Recorded data ::
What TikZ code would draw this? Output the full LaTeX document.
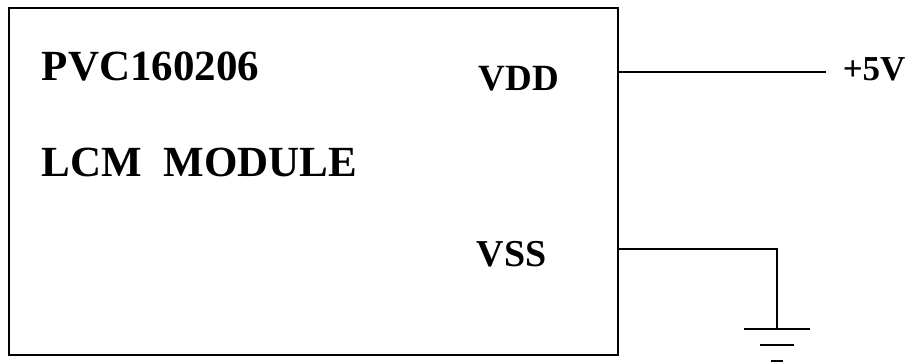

---

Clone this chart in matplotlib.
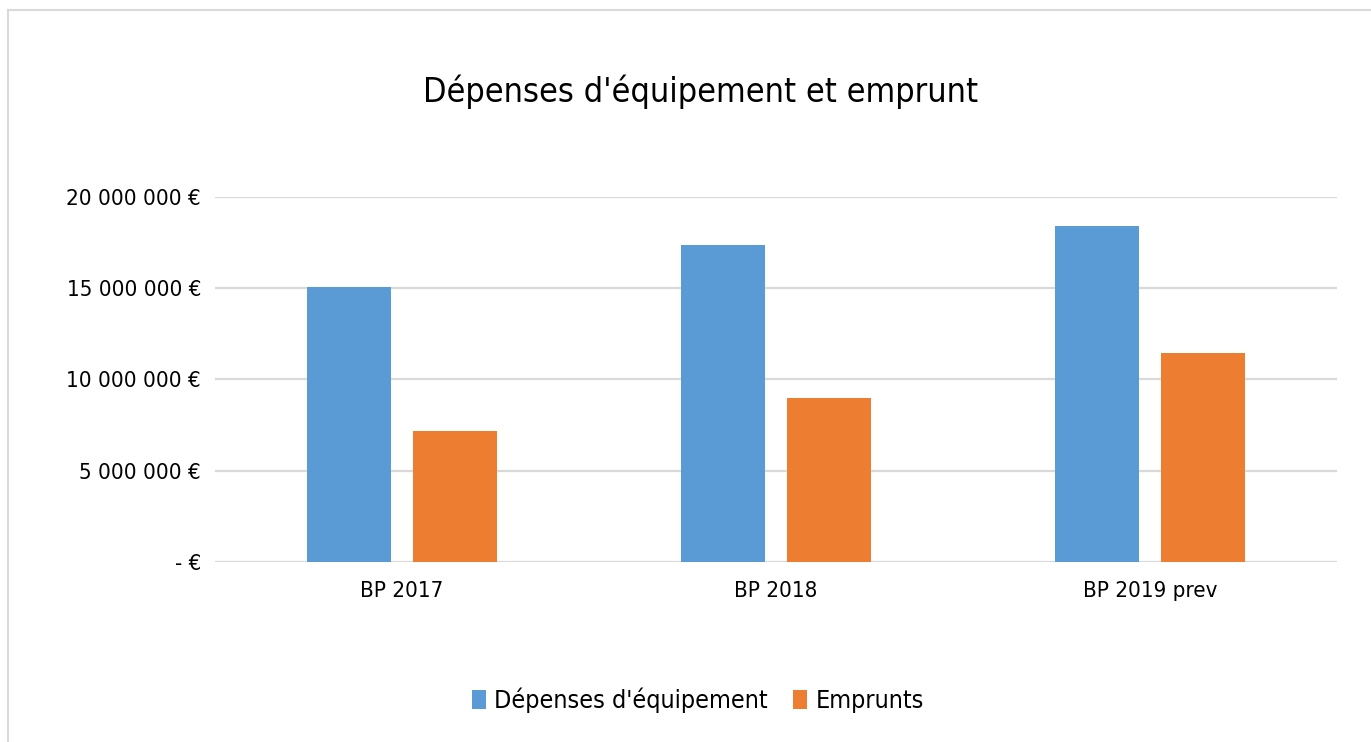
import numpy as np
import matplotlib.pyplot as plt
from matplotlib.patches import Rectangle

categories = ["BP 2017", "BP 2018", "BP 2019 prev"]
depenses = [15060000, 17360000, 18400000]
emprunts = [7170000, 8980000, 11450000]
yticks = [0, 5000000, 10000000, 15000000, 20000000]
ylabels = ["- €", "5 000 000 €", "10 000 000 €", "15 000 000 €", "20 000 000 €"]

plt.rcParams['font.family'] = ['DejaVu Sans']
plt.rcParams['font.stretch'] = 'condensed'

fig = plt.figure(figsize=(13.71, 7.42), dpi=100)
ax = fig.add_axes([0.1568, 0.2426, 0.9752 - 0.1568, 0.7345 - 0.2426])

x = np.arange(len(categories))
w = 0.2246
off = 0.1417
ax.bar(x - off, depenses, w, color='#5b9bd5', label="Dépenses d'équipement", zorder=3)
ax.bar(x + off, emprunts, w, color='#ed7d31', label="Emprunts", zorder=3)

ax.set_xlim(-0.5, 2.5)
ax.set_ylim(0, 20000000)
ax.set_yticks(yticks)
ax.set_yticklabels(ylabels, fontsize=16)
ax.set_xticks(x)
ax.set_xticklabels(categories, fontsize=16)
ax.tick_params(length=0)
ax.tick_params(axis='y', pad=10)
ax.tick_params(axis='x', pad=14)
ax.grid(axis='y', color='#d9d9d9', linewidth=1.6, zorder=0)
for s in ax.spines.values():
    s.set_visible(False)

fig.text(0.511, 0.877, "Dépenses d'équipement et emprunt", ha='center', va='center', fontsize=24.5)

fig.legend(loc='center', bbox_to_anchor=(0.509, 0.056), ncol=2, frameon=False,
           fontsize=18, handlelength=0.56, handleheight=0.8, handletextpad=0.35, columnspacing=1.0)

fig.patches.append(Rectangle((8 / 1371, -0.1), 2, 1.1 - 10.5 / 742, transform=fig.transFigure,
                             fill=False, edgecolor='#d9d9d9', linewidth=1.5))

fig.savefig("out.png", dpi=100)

Instruction :: Pull out each line of the listing that holds the string "this".

Answer in full ::
What TikZ code would draw this? Output the full LaTeX document.
Clone this chart in matplotlib.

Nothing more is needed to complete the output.